The government also inherited a rising demand-supply gap of gas and analysts advised the government to shut down the CNG stations. In their defence, the CNG industry, with many political influentials having ownership of CNG stations, argued that suspension of supply would not only increase the burden on the lower to middle-income earners – logic that was effectively employed when international price of petrol was high but its applicability is considerably diminished with the fall in prices – but also increase unemployment given the large number of people employed by CNG stations throughout the country. The government’s solution to date has been to negotiate import of gas from Qatar and the Punjab Chief Minister together with the relevant minister has visited Doha on numerous occasions but there is an ongoing debate in the country namely whether to negotiate a short-term contract which presupposes that the price of fuel would decline further in the international market or to have a long-term contract which presupposes that the price of fuel has hit bottom and will rise in future. One would hope that those concerned would heed the advice of specialists and not follow flawed policies including the policy to set up coal power plants away from the place of availability of coal – be it imported or domestic coal.

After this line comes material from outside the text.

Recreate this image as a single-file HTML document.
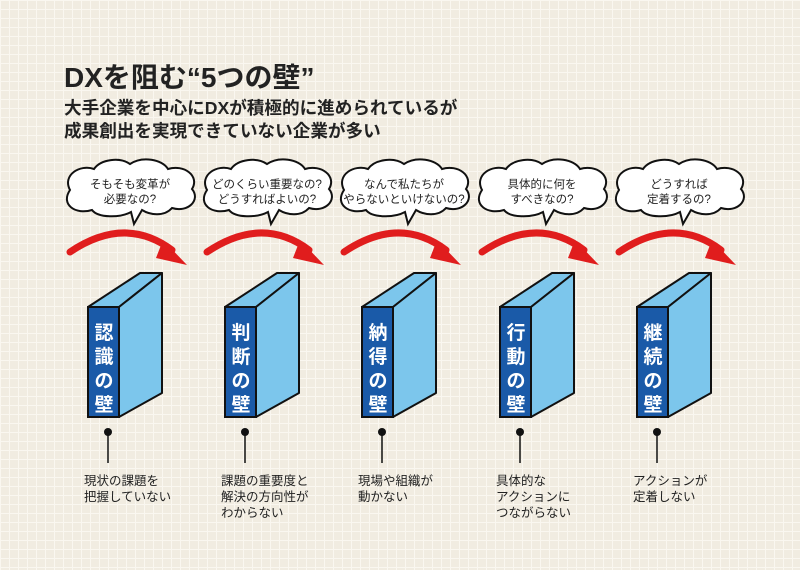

Given the decline in the international price of oil and as a consequence given the massive increase in the sale of petrol in January in this country the obvious short-term policy must be to prioritise gas supply to industry. In this context, it is relevant to note that the federal government did take the decision to divert gas to industry in Punjab – a policy that should also be followed in other provinces, including Sindh, where the subcontinent’s first organised industrial area SITE, which provides jobs to around 2.5 million people, is facing imminent closure. In other words, the government must suspend supply to 38 CNG stations that are the root cause of suspension of gas to this industrial area. The government needs to meet all stakeholders and come up with a solution to this problem which may include the industry compensating CNG station owners for their profit to ensure that not only is scarce gas used productively, it also protects and preserves jobs of millions of people.
To date, the government does not appear to be looking at the energy crisis in a holistic manner. It is required to follow its manifesto commitments namely to consolidate the energy sector into one ministry to focus on sector inefficiencies to provide tariff relief.